⟨

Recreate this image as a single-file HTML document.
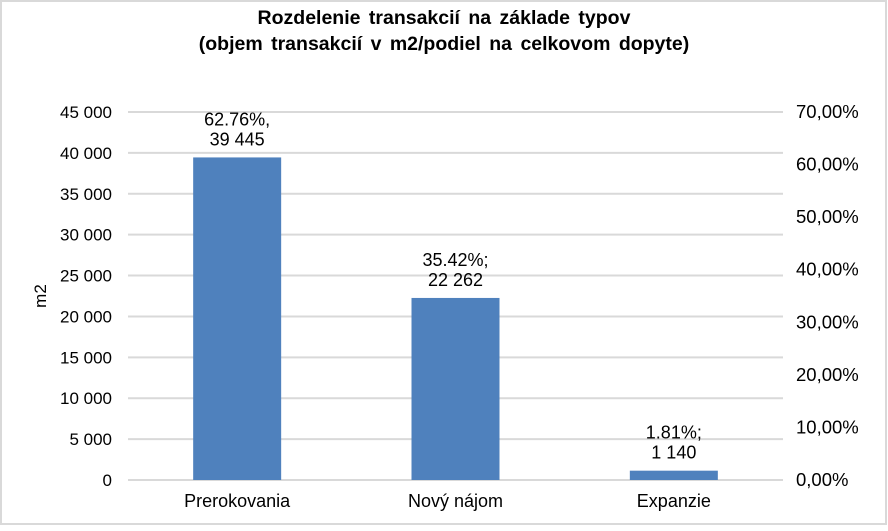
<!DOCTYPE html>
<html><head><meta charset="utf-8"><style>
body{margin:0;background:#fff}
svg text{font-family:"Liberation Sans",Arial,sans-serif;fill:#000}
</style></head><body>
<svg id="chart" width="888" height="526">
<rect x="1" y="1" width="885" height="523" fill="#fff" stroke="#d9d9d9" stroke-width="2"/>
<text x="444" y="24" text-anchor="middle" font-size="19.5" font-weight="bold" word-spacing="3">Rozdelenie transakcií na základe typov</text>
<text x="444" y="50" text-anchor="middle" font-size="19.5" font-weight="bold" word-spacing="3">(objem transakcií v m2/podiel na celkovom dopyte)</text>
<text transform="translate(46,296) rotate(-90)" text-anchor="middle" font-size="17">m2</text>
<g id="grid"></g><g id="bars"></g><g id="labels"></g>
</svg>
<script>
const categories=["Prerokovania","Nový nájom","Expanzie"];
const values=[39445,22262,1140];
const shares=["62.76%","35.42%","1.81%"];
const leftTicks=[0,5000,10000,15000,20000,25000,30000,35000,40000,45000];
const rightTicks=["0,00%","10,00%","20,00%","30,00%","40,00%","50,00%","60,00%","70,00%"];
const NS="http://www.w3.org/2000/svg";
const x0=128,x1=783,yBase=480,yTop=112,maxV=45000;
const y=v=>yBase-(v/maxV)*(yBase-yTop);
const band=(x1-x0)/categories.length;
const xc=i=>x0+band*(i+0.5);
function mk(tag,attrs,parent,text){const e=document.createElementNS(NS,tag);for(const k in attrs)e.setAttribute(k,attrs[k]);if(text!==undefined)e.textContent=text;parent.appendChild(e);return e;}
const fmt=v=>String(v).replace(/\B(?=(\d{3})+(?!\d))/g," ");
const grid=document.getElementById('grid'),bars=document.getElementById('bars'),labels=document.getElementById('labels');
leftTicks.forEach(t=>{
 const l=mk('line',{x1:x0,x2:x1,y1:y(t),y2:y(t),stroke:'#d9d9d9','stroke-width':2},grid);
 
 
 const tx=mk('text',{x:112,y:y(t)+6,'text-anchor':'end','font-size':17},grid,fmt(t));
 
 
});
rightTicks.forEach((t,i)=>{
 const yy=yBase-i*(yBase-yTop)/(rightTicks.length-1);
 const tx=mk('text',{x:796,y:yy+6,'font-size':18.5},grid,t);
 
 
});
const bw=88;
categories.forEach((c,i)=>{
 const r=mk('rect',{x:xc(i)-bw/2,y:y(values[i]),width:bw,height:yBase-y(values[i]),fill:'#4f81bd'},bars);
 
 
 const cl=mk('text',{x:xc(i),y:507,'text-anchor':'middle','font-size':18},labels,c);
 
 
 const sep=i===0?",":";";
 const a=mk('text',{x:xc(i),y:y(values[i])-32,'text-anchor':'middle','font-size':18},labels,shares[i]+sep);
 
 
 const b=mk('text',{x:xc(i),y:y(values[i])-12,'text-anchor':'middle','font-size':18},labels,fmt(values[i]));
 
 
});
</script>
</body></html>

⟩

**Set exercise**
Repeat the listing above exactly, with no pictures.

**Answer to this exercise**
Recreate this image as a single-file HTML document.
<!DOCTYPE html>
<html><head><meta charset="utf-8"><style>
body{margin:0;background:#fff}
svg text{font-family:"Liberation Sans",Arial,sans-serif;fill:#000}
</style></head><body>
<svg id="chart" width="888" height="526">
<rect x="1" y="1" width="885" height="523" fill="#fff" stroke="#d9d9d9" stroke-width="2"/>
<text x="444" y="24" text-anchor="middle" font-size="19.5" font-weight="bold" word-spacing="3">Rozdelenie transakcií na základe typov</text>
<text x="444" y="50" text-anchor="middle" font-size="19.5" font-weight="bold" word-spacing="3">(objem transakcií v m2/podiel na celkovom dopyte)</text>
<text transform="translate(46,296) rotate(-90)" text-anchor="middle" font-size="17">m2</text>
<g id="grid"></g><g id="bars"></g><g id="labels"></g>
</svg>
<script>
const categories=["Prerokovania","Nový nájom","Expanzie"];
const values=[39445,22262,1140];
const shares=["62.76%","35.42%","1.81%"];
const leftTicks=[0,5000,10000,15000,20000,25000,30000,35000,40000,45000];
const rightTicks=["0,00%","10,00%","20,00%","30,00%","40,00%","50,00%","60,00%","70,00%"];
const NS="http://www.w3.org/2000/svg";
const x0=128,x1=783,yBase=480,yTop=112,maxV=45000;
const y=v=>yBase-(v/maxV)*(yBase-yTop);
const band=(x1-x0)/categories.length;
const xc=i=>x0+band*(i+0.5);
function mk(tag,attrs,parent,text){const e=document.createElementNS(NS,tag);for(const k in attrs)e.setAttribute(k,attrs[k]);if(text!==undefined)e.textContent=text;parent.appendChild(e);return e;}
const fmt=v=>String(v).replace(/\B(?=(\d{3})+(?!\d))/g," ");
const grid=document.getElementById('grid'),bars=document.getElementById('bars'),labels=document.getElementById('labels');
leftTicks.forEach(t=>{
 const l=mk('line',{x1:x0,x2:x1,y1:y(t),y2:y(t),stroke:'#d9d9d9','stroke-width':2},grid);
 
 
 const tx=mk('text',{x:112,y:y(t)+6,'text-anchor':'end','font-size':17},grid,fmt(t));
 
 
});
rightTicks.forEach((t,i)=>{
 const yy=yBase-i*(yBase-yTop)/(rightTicks.length-1);
 const tx=mk('text',{x:796,y:yy+6,'font-size':18.5},grid,t);
 
 
});
const bw=88;
categories.forEach((c,i)=>{
 const r=mk('rect',{x:xc(i)-bw/2,y:y(values[i]),width:bw,height:yBase-y(values[i]),fill:'#4f81bd'},bars);
 
 
 const cl=mk('text',{x:xc(i),y:507,'text-anchor':'middle','font-size':18},labels,c);
 
 
 const sep=i===0?",":";";
 const a=mk('text',{x:xc(i),y:y(values[i])-32,'text-anchor':'middle','font-size':18},labels,shares[i]+sep);
 
 
 const b=mk('text',{x:xc(i),y:y(values[i])-12,'text-anchor':'middle','font-size':18},labels,fmt(values[i]));
 
 
});
</script>
</body></html>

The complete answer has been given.